Fear the mustache of John Bolton

Comment Bolton, Netanyahu et Pompeo ont saboté les pourparlers avec l’Iran

Le livre de John Bolton sur Donald Trump fait grand bruit. L’ancien conseiller à la sécurité nationale dépeint un président incompétent et fantasque. Comprenez, le monde est danger avec un tel locataire à la Maison-Blanche. Mais venant d’un des pires faucons Washington, les accusations reprises joyeusement par la presse ne manquent pas de sel. Peu soulevé, un passage du livre explique ainsi comment Bolton, Pompeo et Netanyahou ont tout fait pour empêcher un rapprochement avec l’Iran voulu par Macron. Ce témoignage démontre à quel point les néoconservateurs toujours désireux de faire la guerre s’accommode mal de l’isolationnisme de Trump. (IGA)

 

Benjamin Netanyahu est mentionné plus de 30 fois dans le nouveau livre de John Bolton, « The Room Where it Happened », qui détaille ses 18 mois de travail tumultueux en tant que conseiller à la sécurité nationale du président Donald Trump.

La plupart des références au Premier ministre israélien sont de courtes descriptions de conversations entre Netanyahou et Bolton concernant l’Iran. Elles contiennent très peu d’informations nouvelles ou significatives.

Cependant, une histoire relatée plus en détail révèle comment Netanyahou avec Bolton et le secrétaire d’État Mike Pompeo, auraient saboté les tentatives de Trump d’ouvrir des voies diplomatiques avec Téhéran l’été dernier.

Bolton raconte cette histoire avec fierté, et laisse entendre que les efforts déployés par lui-même et Pompeo, avec le soutien de Netanyahou, ont empêché Trump de conclure un accord plus large entre les États-Unis et l’Iran, accord qui était alors poussé par le président français Emmanuel Macron.

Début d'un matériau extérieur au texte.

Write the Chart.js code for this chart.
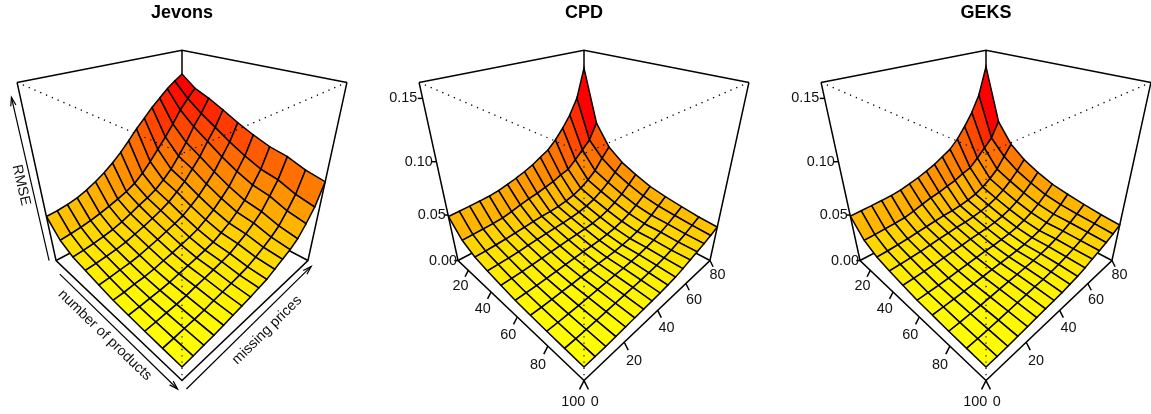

Les événements décrits par Bolton se sont produits avant son expulsion de la Maison-Blanche. Tout d’abord, en juin 2019, Trump a surpris et déçu Bolton ainsi que les autres faucons anti-iraniens au sein de son administration en annulant, au dernier moment, une frappe militaire contre des cibles iraniennes en représailles à une attaque de Téhéran contre un drone militaire US. Bolton décrit cet événement comme l’une des décisions les moins professionnelles qu’il ait jamais vues de sa carrière dans la sécurité nationale.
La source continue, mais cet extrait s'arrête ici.